Shortly after I wrote and posted the gold charts yesterday the Evil Empire once again orchestrated one of their famous pre-FOMC attacks to bring gold down. This helps their cause, to hide, because anything that comes from the meeting is constructive to gold and the idea that we are truly screwed. My initial hope was that the 1790 area was going to hold and we would make a play for 1850. Instead we got a test of the area just above support at 1765. So far it has held and at least for now another lower low has not been made. In fact, a lower high was made with the high being above yesterdays high and a higher low than 1765 would neutralize the current downtrend. If 1765 falls then the Bollinger band and the Fibonacci 38.2% retrace supports at 1753. Finally the 45 day moving average provides strong support at 1732. Resistance is yesterday’s high and the 18 day moving average at 1828.
A symmetrical triangle is shown and is often a consolidation or continuation pattern. If this is confirmed it should breakout higher as price approaches the apex. Somehow I do not see that happening today, usually gold is subdued during the FOMC meeting. In fact I could see a move to kiss the 45 day moving average that would widen the consolidation triangle (dotted line). This would effectively postpone the breakout for another day or two in time for the Bernank’s announcement of QE3. Stochastic is now indicating over-sold and RSI is neutral.

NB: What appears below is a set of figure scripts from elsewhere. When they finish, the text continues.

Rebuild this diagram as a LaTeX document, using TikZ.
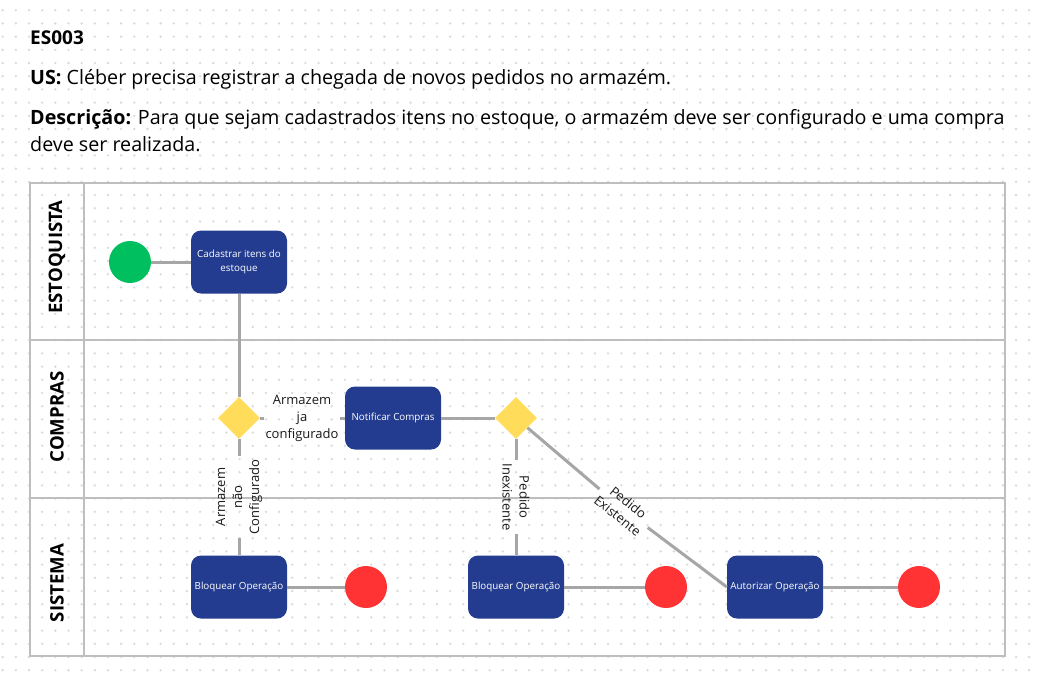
\documentclass[tikz,border=0pt]{standalone}
\usepackage{fontspec}
\setmainfont{Open Sans}
\usetikzlibrary{shapes.geometric}
\definecolor{boxblue}{HTML}{233C8F}
\definecolor{startgreen}{HTML}{00BF5F}
\definecolor{endred}{HTML}{FF3333}
\definecolor{gateyellow}{HTML}{FFDC5A}
\definecolor{flowgrey}{HTML}{A6A6A6}
\definecolor{lanegrey}{HTML}{BEBEBE}
\definecolor{dotgrey}{HTML}{DADADA}
\definecolor{txt}{HTML}{1A1A1A}
\tikzset{
  taskbox/.style={draw=none, fill=boxblue, rounded corners=10pt, minimum width=96pt, minimum height=63pt,
    text=white, align=center, inner sep=2pt, font=\fontsize{9.8}{13.3}\selectfont},
  startev/.style={circle, fill=startgreen, minimum size=42pt, inner sep=0pt},
  endev/.style={circle, fill=endred, minimum size=42pt, inner sep=0pt},
  gate/.style={diamond, fill=gateyellow, minimum width=42pt, minimum height=42pt, aspect=1, inner sep=0pt},
  flow/.style={draw=flowgrey, line width=3pt},
  flowlabel/.style={align=center, text=txt, font=\fontsize{13}{17}\selectfont, inner sep=3pt},
  lanelabel/.style={rotate=90, text=black, font=\bfseries\fontsize{18.6}{22}\selectfont},
  headtext/.style={anchor=base west, inner sep=0pt, text=black, font=\fontsize{19.7}{22}\selectfont},
}
\begin{document}
\begin{tikzpicture}[x=1pt,y=-1pt]
\useasboundingbox (0,0) rectangle (1040,681);
\fill[white] (0,0) rectangle (1040,681);
% dot grid
\foreach \i in {0,...,78} {
  \foreach \j in {0,...,51} {
    \fill[dotgrey] (2.7+13.16*\i, 10.2+13.2*\j) circle (1.3pt);
  }
}
% header
\node[headtext, font=\bfseries\fontsize{19}{22}\selectfont] (title) at (30,44) {ES003};
\node[headtext] (us) at (30,84) {\textbf{US:} Cléber precisa registrar a chegada de novos pedidos no armazém.};
\node[headtext] (desc1) at (30,124) {\textbf{Descrição:} Para que sejam cadastrados itens no estoque, o armazém deve ser configurado e uma compra};
\node[headtext] (desc2) at (30,151) {deve ser realizada.};
% pool and lanes
\draw[lanegrey, line width=1.5pt] (30,183) rectangle (1005,656);
\draw[lanegrey, line width=1.5pt] (84,183) -- (84,656);
\draw[lanegrey, line width=1.5pt] (30,340) -- (1005,340);
\draw[lanegrey, line width=1.5pt] (30,498) -- (1005,498);
\node[lanelabel] (l1) at (57,257) {ESTOQUISTA};
\node[lanelabel] (l2) at (57,417) {COMPRAS};
\node[lanelabel] (l3) at (57,583) {SISTEMA};
% nodes
\node[startev] (start) at (130,262) {};
\node[taskbox] (cad) at (239,262) {Cadastrar itens do\\estoque};
\node[gate] (d1) at (239,418) {};
\node[taskbox] (notif) at (393,418) {Notificar Compras};
\node[gate] (d2) at (516,418) {};
\node[taskbox] (bloq1) at (239,587) {Bloquear Operação};
\node[endev] (end1) at (366,587) {};
\node[taskbox] (bloq2) at (516,587) {Bloquear Operação};
\node[endev] (end2) at (666,587) {};
\node[taskbox] (aut) at (775,587) {Autorizar Operação};
\node[endev] (end3) at (919,587) {};
% labels
\node[flowlabel, inner xsep=1pt] (lja) at (302,418) {Armazem\\ja\\configurado};
\node[flowlabel, rotate=90] (lnao) at (239,497) {Armazem\\não\\Configurado};
\node[flowlabel, rotate=-90] (linex) at (516,497) {Pedido\\Inexistente};
\node[flowlabel, rotate=-38.6] (lexist) at (623,509) {Pedido\\Existente};
% flows
\draw[flow] (start) -- (cad);
\draw[flow] (cad) -- (d1);
\draw[flow] (d1) -- (lja);
\draw[flow] (lja) -- (notif);
\draw[flow] (d1) -- (lnao);
\draw[flow] (lnao) -- (bloq1);
\draw[flow] (notif) -- (d2);
\draw[flow] (d2) -- (linex);
\draw[flow] (linex) -- (bloq2);
\draw[flow] (d2) -- (lexist);
\draw[flow] (lexist) -- (aut.west);
\draw[flow] (bloq1) -- (end1);
\draw[flow] (bloq2) -- (end2);
\draw[flow] (aut) -- (end3);
\end{tikzpicture}
\end{document}
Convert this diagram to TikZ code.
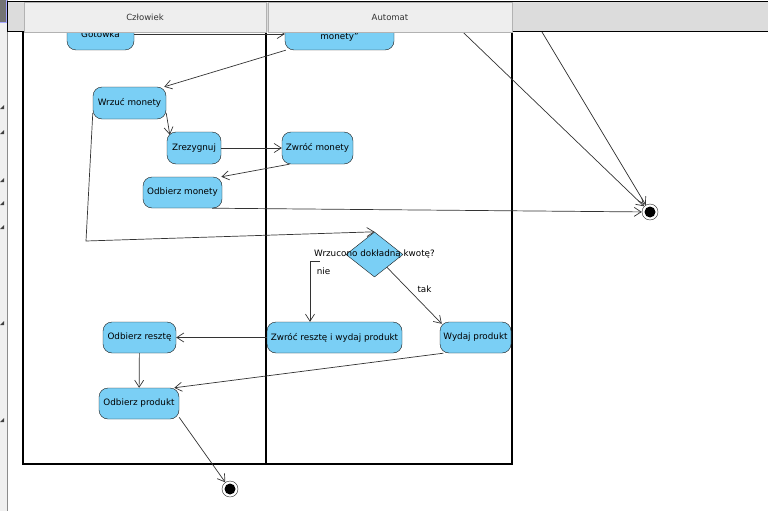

Unlike spot gold, PHYS, the real and 100% allocated gold bullion fund, did put in a lower low. So far price is holding at support around 15.48 and finding resistance at the 20 day moving average, currently at 15.94. The Bollinger band and the 50 day moving average are lining up to support at 15.08. Stochastic is approaching over-sold and RSI is dipping just below neutral. Divergence is still being indicated and will take a price move down to 14.42 to nullify or exclude. Until that happens, price is not following through with the thesis of weakness that the technical studies indicate.